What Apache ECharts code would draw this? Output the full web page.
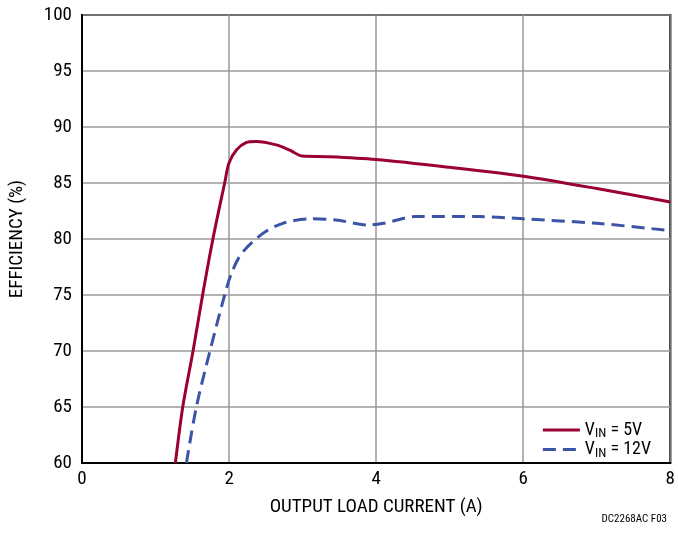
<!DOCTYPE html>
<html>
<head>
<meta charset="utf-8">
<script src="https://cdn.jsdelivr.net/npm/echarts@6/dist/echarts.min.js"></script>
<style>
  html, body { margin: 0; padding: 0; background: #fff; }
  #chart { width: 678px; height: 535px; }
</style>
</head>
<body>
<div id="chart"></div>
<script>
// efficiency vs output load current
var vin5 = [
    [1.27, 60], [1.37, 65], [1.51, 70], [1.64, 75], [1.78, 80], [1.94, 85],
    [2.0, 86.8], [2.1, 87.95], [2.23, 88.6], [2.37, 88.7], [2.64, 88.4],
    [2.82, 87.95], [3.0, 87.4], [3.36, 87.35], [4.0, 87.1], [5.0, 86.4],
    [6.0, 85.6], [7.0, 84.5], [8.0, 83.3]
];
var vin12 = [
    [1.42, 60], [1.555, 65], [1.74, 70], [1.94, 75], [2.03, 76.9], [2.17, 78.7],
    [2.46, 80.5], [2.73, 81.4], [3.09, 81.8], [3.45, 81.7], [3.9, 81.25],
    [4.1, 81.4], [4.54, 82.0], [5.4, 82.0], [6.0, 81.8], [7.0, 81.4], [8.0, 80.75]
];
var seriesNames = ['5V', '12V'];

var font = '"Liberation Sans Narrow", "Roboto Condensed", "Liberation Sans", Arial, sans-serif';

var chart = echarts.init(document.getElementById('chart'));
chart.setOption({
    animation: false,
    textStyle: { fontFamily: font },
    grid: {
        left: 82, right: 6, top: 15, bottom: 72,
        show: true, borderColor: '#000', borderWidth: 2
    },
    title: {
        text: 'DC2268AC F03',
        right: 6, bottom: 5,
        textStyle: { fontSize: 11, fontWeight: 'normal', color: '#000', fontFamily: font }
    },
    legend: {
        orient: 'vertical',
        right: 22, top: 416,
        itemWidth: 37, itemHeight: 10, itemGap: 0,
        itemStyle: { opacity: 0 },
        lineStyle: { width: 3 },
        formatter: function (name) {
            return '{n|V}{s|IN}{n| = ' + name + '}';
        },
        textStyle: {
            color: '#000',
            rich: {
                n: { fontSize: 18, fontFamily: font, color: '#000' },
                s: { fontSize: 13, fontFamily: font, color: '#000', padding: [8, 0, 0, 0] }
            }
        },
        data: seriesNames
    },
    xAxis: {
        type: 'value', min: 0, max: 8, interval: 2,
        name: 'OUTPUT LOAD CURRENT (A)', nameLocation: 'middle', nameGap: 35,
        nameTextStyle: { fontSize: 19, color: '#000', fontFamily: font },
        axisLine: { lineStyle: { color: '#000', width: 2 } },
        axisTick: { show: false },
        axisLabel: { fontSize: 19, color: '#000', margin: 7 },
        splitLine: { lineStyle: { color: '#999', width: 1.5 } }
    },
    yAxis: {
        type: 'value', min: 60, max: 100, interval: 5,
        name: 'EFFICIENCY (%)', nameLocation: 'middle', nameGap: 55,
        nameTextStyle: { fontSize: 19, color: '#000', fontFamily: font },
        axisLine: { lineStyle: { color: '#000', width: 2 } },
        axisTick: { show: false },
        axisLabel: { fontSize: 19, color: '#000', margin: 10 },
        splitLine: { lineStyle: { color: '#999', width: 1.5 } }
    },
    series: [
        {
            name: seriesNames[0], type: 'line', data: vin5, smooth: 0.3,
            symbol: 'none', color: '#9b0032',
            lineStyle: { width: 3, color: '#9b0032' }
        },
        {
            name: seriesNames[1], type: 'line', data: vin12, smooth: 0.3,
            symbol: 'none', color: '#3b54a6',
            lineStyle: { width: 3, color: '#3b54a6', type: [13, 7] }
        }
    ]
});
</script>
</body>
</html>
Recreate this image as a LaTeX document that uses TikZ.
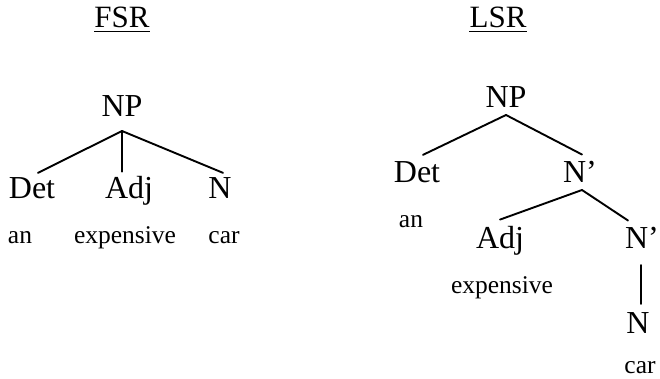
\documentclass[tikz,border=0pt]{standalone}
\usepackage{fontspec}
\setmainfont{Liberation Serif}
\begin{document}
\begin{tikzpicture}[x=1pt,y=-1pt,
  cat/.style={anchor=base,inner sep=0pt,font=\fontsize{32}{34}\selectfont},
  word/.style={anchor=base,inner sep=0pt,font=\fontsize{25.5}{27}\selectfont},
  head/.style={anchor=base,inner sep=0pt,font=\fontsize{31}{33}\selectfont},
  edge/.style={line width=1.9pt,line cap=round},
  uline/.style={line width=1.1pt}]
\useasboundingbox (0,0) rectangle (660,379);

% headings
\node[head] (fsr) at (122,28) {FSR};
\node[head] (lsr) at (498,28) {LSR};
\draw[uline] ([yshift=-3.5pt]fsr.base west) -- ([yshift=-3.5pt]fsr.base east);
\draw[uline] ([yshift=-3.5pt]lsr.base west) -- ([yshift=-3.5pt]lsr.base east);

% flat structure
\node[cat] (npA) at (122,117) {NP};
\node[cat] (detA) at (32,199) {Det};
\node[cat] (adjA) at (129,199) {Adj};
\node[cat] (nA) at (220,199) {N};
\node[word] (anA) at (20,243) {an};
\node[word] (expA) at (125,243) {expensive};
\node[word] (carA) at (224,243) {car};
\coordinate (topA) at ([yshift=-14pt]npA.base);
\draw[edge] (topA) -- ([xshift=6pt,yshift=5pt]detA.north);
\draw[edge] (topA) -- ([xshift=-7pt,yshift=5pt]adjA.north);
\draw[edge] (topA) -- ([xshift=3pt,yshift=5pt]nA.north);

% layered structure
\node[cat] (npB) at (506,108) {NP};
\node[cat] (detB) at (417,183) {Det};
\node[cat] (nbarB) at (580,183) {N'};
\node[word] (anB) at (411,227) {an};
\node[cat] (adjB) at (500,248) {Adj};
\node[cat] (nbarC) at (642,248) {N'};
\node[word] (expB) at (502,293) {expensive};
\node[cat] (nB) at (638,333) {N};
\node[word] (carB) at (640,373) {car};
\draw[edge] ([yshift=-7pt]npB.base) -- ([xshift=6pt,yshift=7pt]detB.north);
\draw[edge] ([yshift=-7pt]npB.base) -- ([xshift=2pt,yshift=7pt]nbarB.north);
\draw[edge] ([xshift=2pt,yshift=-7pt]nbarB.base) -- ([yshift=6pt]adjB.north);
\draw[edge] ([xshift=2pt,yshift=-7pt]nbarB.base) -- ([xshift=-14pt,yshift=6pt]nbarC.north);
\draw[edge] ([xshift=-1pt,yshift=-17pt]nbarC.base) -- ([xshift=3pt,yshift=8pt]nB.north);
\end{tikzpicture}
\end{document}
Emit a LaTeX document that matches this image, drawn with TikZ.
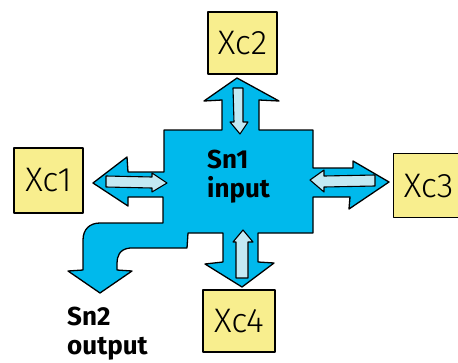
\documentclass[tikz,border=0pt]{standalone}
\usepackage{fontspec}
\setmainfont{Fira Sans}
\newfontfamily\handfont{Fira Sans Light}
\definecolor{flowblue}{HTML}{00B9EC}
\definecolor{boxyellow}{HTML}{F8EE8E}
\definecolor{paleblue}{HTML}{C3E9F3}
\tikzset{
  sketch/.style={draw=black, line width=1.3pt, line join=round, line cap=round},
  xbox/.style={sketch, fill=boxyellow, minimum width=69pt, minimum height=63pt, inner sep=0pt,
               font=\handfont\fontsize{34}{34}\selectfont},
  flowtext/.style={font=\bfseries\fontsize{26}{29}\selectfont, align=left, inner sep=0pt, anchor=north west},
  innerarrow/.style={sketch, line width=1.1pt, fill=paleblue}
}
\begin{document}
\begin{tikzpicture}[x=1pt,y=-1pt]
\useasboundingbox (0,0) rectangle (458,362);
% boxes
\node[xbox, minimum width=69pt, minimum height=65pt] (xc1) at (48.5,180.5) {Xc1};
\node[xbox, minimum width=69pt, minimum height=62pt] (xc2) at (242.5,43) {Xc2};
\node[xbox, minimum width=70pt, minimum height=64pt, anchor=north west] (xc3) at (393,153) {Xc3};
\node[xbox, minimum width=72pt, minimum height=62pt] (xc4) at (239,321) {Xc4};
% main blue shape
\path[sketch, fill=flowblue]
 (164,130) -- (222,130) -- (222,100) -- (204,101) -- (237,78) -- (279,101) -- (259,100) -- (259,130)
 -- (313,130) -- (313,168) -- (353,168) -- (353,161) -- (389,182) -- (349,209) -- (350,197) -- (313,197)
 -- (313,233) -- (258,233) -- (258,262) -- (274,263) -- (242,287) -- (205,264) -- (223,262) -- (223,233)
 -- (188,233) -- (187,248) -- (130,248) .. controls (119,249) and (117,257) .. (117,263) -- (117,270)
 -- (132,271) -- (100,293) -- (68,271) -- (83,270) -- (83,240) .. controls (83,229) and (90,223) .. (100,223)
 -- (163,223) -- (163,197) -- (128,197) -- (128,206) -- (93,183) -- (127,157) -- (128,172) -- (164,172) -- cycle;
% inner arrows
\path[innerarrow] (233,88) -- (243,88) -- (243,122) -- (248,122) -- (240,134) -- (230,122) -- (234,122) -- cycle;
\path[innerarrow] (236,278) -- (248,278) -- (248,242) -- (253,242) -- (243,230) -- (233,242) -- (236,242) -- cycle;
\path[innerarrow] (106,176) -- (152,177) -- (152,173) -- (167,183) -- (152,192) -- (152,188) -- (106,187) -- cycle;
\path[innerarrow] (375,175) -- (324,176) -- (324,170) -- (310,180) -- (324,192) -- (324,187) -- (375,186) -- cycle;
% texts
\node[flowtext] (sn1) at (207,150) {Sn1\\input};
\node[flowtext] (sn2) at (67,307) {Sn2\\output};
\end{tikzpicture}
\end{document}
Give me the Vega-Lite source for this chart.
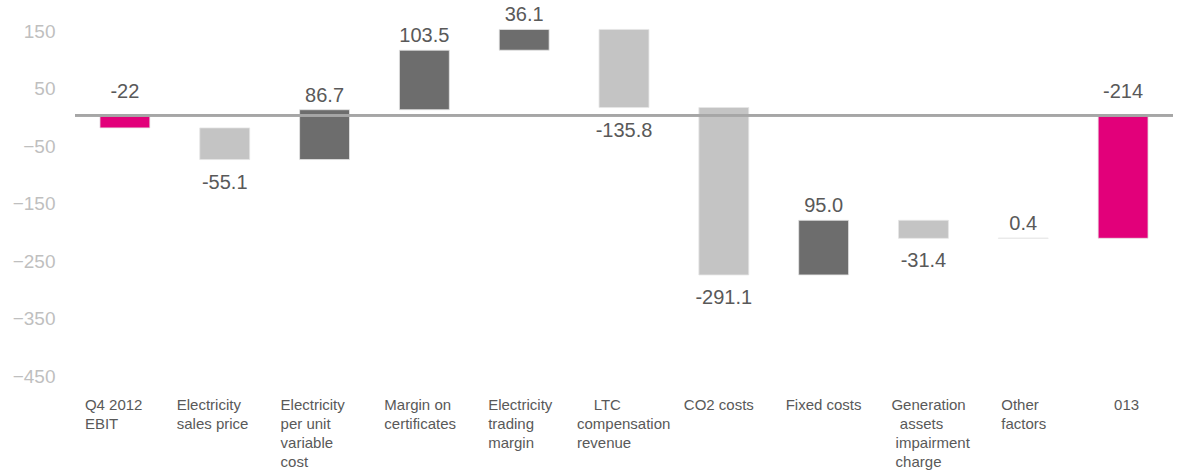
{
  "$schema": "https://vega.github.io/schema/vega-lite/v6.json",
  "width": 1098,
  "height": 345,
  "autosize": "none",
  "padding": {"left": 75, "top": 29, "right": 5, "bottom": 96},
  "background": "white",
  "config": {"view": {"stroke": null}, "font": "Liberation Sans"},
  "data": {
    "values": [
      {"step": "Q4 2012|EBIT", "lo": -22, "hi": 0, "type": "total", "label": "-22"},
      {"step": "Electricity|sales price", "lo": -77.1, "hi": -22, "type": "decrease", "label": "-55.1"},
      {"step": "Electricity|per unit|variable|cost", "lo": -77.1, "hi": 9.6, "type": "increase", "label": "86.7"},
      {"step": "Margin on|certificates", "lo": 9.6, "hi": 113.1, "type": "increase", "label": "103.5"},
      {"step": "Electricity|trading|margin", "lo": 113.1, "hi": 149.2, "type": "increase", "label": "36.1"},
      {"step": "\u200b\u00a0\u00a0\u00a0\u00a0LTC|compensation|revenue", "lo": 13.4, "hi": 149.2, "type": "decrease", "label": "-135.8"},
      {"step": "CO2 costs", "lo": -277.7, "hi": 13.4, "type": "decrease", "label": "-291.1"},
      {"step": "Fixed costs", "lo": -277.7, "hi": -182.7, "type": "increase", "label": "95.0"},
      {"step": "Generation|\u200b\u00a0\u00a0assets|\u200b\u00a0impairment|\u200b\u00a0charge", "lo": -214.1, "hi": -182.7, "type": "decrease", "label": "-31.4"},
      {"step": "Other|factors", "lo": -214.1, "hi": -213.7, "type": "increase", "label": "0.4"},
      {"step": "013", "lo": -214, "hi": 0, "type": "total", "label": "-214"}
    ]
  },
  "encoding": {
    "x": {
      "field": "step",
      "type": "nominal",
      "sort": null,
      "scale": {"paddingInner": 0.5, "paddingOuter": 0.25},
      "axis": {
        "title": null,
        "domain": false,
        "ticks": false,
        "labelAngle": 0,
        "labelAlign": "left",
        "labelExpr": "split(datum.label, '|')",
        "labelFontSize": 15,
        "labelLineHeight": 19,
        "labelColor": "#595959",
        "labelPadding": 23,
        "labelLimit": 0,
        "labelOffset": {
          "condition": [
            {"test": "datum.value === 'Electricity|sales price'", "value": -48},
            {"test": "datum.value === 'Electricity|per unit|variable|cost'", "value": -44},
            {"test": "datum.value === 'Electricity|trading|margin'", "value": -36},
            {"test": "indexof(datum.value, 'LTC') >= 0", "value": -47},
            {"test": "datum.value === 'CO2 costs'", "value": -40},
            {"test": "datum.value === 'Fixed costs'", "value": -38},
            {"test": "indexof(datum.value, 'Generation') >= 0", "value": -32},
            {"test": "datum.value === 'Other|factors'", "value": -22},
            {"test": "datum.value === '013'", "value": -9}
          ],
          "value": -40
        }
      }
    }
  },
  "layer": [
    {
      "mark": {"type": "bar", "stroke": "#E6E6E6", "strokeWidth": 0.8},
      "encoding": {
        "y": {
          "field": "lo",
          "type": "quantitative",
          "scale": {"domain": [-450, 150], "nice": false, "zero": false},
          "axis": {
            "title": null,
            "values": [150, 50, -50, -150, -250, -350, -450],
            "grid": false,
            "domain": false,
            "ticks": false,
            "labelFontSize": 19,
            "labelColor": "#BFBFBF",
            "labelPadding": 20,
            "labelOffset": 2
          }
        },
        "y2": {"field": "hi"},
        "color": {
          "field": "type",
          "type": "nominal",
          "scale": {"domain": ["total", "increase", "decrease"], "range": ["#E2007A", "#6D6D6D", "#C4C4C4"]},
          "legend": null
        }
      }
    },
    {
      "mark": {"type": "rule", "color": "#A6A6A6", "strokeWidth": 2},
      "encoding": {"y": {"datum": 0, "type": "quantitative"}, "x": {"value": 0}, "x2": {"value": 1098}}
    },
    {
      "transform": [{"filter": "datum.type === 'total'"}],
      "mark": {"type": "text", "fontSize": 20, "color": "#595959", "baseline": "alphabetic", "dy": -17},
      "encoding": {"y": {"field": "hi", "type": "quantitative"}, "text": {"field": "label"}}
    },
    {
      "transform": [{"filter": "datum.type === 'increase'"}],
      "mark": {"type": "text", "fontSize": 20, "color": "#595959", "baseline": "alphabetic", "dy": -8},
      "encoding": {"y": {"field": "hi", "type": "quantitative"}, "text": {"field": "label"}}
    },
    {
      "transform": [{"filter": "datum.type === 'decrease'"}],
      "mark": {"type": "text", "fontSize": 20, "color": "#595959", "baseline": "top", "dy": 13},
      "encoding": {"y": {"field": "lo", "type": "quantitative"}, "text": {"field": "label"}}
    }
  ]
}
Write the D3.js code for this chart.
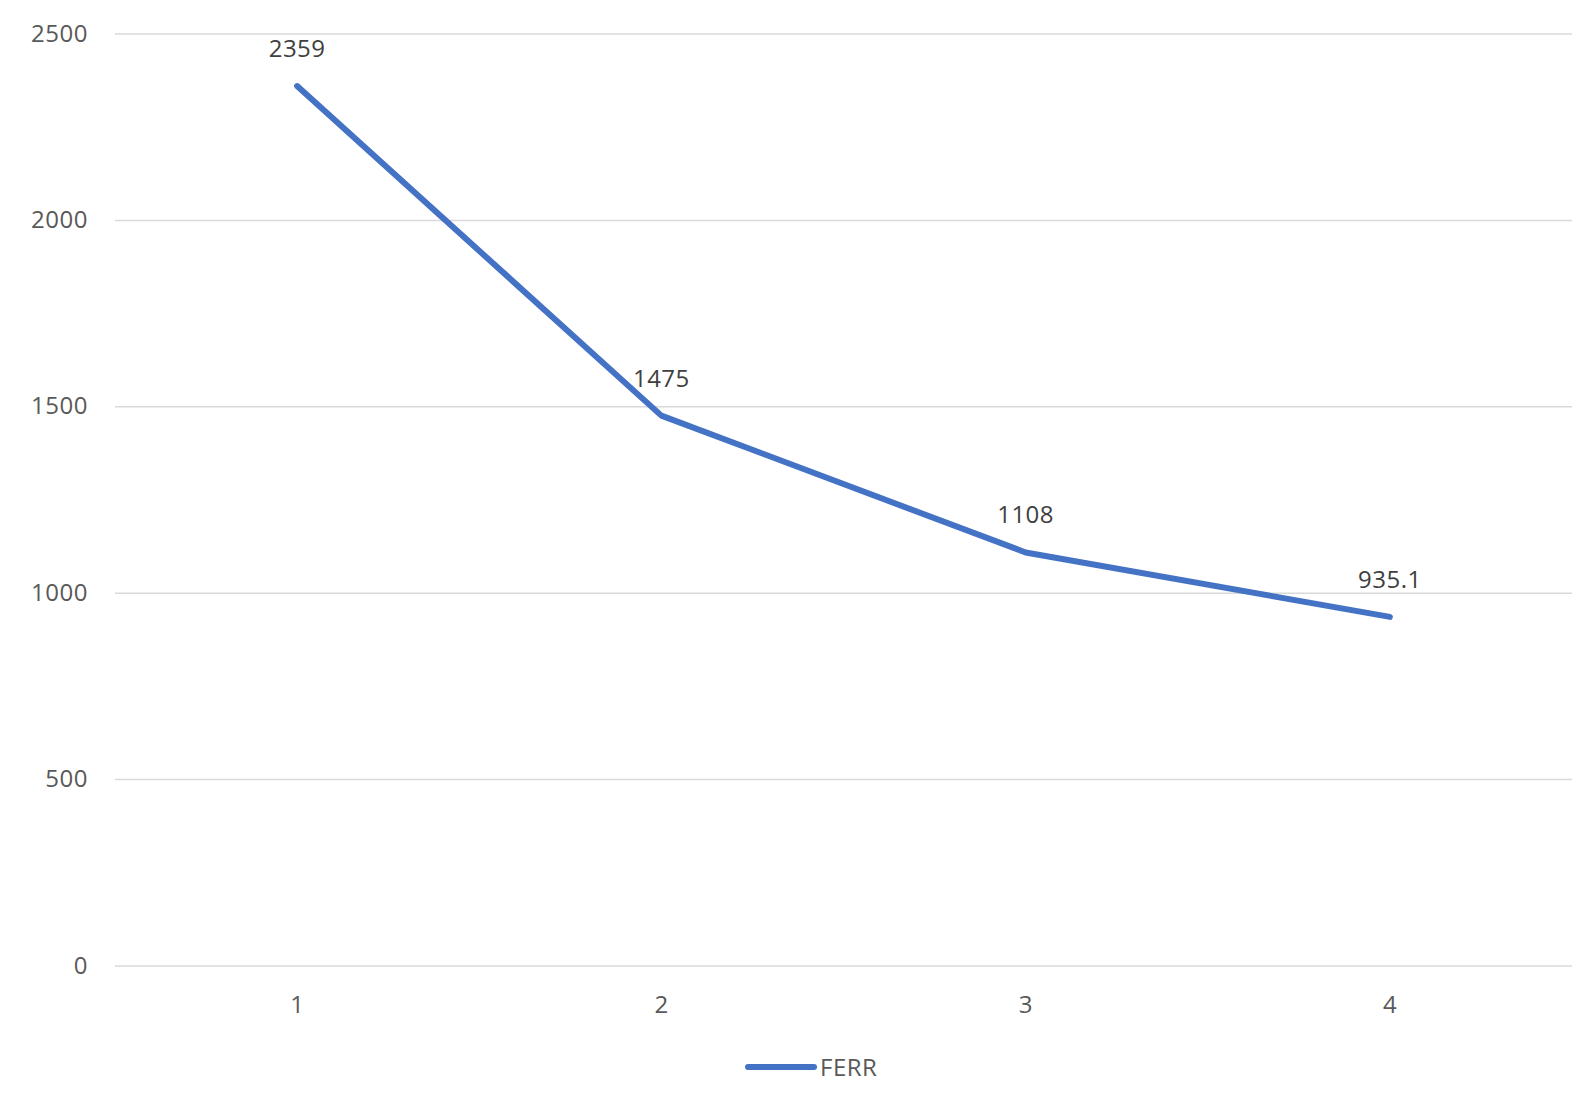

____

▶ **Exercise goal**:
Every line that holds the string "this" should be returned.

▶ **Exercise answer**:
What Apache ECharts code would draw this? Output the full web page.
Recreate this image as a LaTeX document that uses TikZ.
Emit a LaTeX document that matches this image, drawn with TikZ.
Give me the Vega-Lite source for this chart.
Write the D3.js code for this chart.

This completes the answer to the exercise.